Settant’anni dalla Dichiarazione universale dei diritti umani, suggello di quell’ideologia onusiana che avrebbe potuto rendere il mondo assai migliore di come effettivamente è stato se solo fosse stata perseguita con la convinzione e la passione civile che animavano Eleanor Roosevelt, sua artefice e punto di riferimento per tutti coloro che si riconoscono in valori progressisti.
Settant’anni all’insegna della pace, almeno per quanto riguarda l’Occidente, settant’anni di giustizia, libertà, diritti, speranze e prospettive.

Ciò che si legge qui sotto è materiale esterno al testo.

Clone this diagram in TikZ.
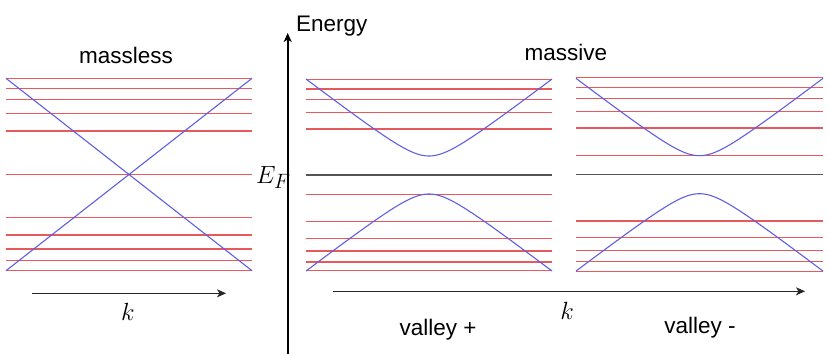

Settant’anni nel corso dei quali sono diventate possibili cose un tempo impensabili, a cominciare dallo sviluppo della persona umana, della sua dignità, delle sue aspettative di vita e delle sue relazioni con il prossimo.
Settant’anni di prosperità: un qualcosa che diamo erroneamente per scontato quando, in realtà, si tratta di una conquista assai recente e tutt’altro che acquisita per sempre.
Settant’anni in cui molto è cambiato, scenari ed equilibri sono mutati più volte e senza dubbio abbiamo tratto innumerevoli vantaggi da quella che può essere considerata, non a torto, la Carta del mondo.
Settant’anni e l’amara sensazione che oggi la maggior parte dei diritti sanciti dalla Dichiarazione siano messi in discussione, anche in America, anche nel ricco e benestante Occidente, ormai in preda alla barbarie, al razzismo, alla xenofobia, a governi, in alcuni casi, pericolosi e irragionevoli e a una deriva che potrebbe produrre conseguenze imponderabili.
Settant’anni e il tormento di veder sconfitti quei princìpi che furono tra le conquiste più importanti del dopoguerra, mentre i migranti vengono abbandonati in mare, non accolti, non integrati e dilaga dappertutto un fascismo persino più atroce di quello originario, in quanto ancora più devastante per la tenuta democratica del pianeta.
Settant’anni e la rabbia per il devastante regresso che abbiamo sotto gli occhi, mentre ci accorgiamo di aver smarrito persino le parole per opporci alla violenza che ci travolge ovunque.